* **TASK BRIEF**:
Return the lines below exactly, from the first line to the line that contains "import pandas as pd". Leave out pictures.

* **SUPPLIED MATERIAL**:

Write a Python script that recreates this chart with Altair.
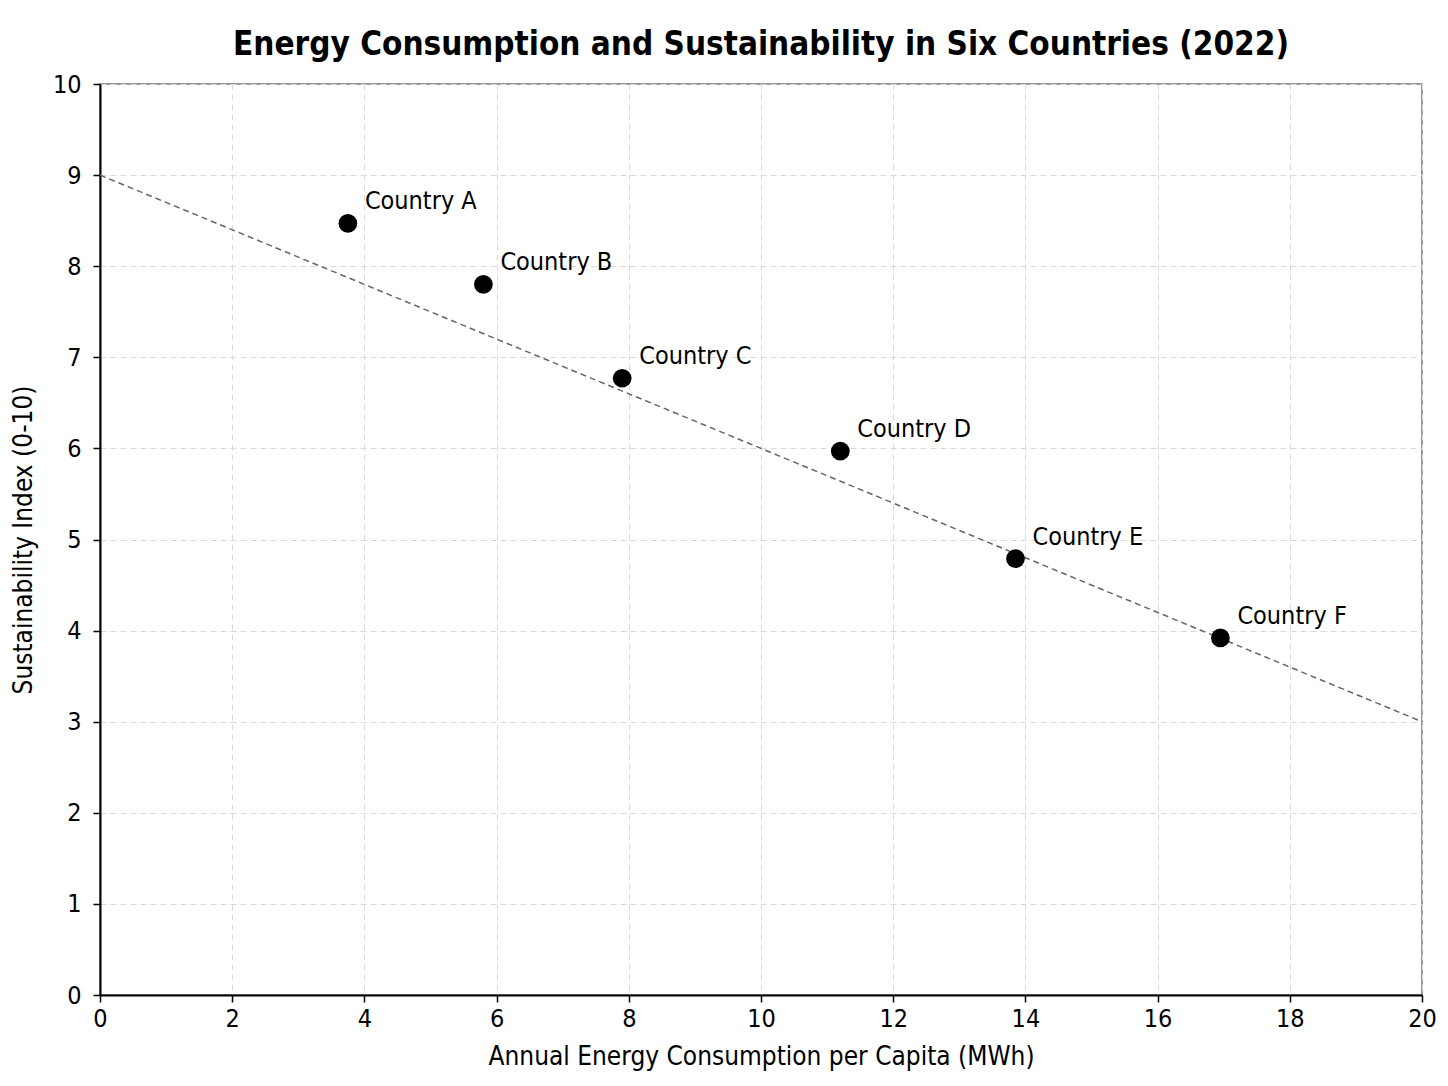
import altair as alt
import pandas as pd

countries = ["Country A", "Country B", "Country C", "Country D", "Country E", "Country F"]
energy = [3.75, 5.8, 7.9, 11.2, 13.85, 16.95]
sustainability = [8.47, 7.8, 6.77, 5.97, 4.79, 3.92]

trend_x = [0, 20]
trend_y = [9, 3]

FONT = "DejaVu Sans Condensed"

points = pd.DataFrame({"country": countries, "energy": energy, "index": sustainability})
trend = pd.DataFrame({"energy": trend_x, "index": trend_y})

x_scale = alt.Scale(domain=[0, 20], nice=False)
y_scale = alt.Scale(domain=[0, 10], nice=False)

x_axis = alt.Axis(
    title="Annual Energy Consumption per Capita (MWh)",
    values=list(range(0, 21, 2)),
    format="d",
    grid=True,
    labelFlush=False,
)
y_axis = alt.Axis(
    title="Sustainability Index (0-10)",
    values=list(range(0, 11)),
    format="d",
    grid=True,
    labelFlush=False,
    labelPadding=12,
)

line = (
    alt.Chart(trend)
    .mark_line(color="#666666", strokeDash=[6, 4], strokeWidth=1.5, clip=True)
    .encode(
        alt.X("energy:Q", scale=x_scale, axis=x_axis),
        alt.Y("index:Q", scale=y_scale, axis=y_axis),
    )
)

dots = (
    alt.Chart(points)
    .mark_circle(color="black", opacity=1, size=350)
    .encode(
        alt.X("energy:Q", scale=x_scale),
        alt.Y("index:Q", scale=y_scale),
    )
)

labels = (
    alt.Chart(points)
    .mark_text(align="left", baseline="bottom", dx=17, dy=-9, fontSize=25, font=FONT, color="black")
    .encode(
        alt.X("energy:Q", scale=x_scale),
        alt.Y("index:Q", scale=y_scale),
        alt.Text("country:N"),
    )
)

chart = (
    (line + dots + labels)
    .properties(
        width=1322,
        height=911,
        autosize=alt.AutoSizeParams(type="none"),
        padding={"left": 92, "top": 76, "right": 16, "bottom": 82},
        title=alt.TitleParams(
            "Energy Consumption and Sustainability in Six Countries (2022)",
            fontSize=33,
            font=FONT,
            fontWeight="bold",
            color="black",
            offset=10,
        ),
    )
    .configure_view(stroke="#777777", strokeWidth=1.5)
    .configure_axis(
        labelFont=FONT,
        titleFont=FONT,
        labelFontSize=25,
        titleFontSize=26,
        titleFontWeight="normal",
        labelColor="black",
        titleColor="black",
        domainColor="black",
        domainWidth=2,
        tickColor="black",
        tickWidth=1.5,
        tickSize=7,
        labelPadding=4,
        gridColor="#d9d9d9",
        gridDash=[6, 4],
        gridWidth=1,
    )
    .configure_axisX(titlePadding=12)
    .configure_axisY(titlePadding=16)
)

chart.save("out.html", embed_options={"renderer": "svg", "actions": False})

* **COMPLETED EXERCISE**:
Write a Python script that recreates this chart with Altair.
import altair as alt
import pandas as pd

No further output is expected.